For Seretan, who supplements his music income by working as a bartender and artist’s assistant, the questions about his work’s relationship to mood playlists are, for now, largely theoretical. He recently learned that his local coffee shop regularly plays the “Music for Plants” playlist, which features his track “8pm Crickets”—recorded, like the rest of Cicada Waves, as a solitary improvisation against a backdrop of insect and bird sounds during an artist’s residency in the southern Appalachians. “I love the idea that some coffee shop in whatever town puts on ‘Music for Plants’ and there’s suddenly the sound of crickets from Georgia playing in the space,” he says. “That makes me very happy.”

To reclaim a feeling of connection with his audience—and to make a little extra money—Seretan recently began selling what he calls Personal Tone Zones: 10-minute ambient pieces he creates based on commissions from individual listeners, for $50 a pop. So far, they have asked for everything from bathtub soundtracks to interstitial music for podcasts to sounds for putting a testy newborn to sleep. It only takes a few Tone Zones sold to collect the kind of income he made from six months of streaming Cicada Waves.

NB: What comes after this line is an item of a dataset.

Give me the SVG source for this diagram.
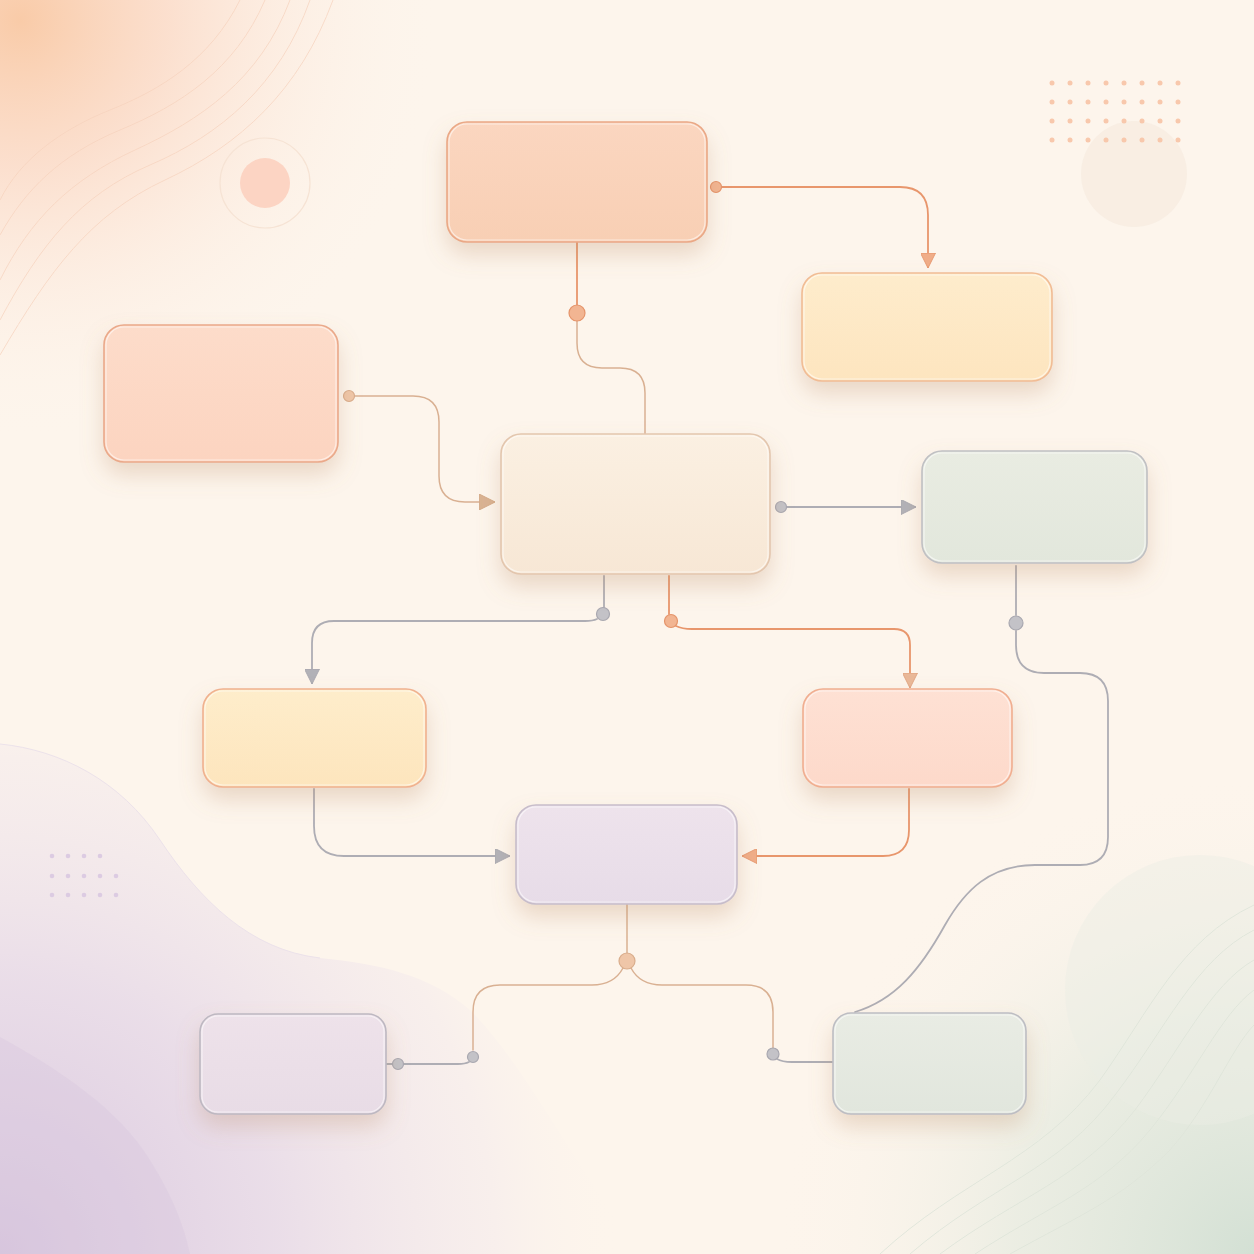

Like mood playlists, the Tone Zone premise has a utilitarian cast, but then so does Eno’s original conception of ambient music: “My intention is to produce original pieces ostensibly (but not exclusively) for particular times and situations,” he wrote in the Music for Airports liner notes. And for Seretan, the intimacy fostered by individual exchange is its own reward. “I’m not saying that this is the way we fix music,” he says. “But for me, after some of the struggles and disappointments of being a minorly playlisted Spotify artist, this is the thing that has given me purpose.”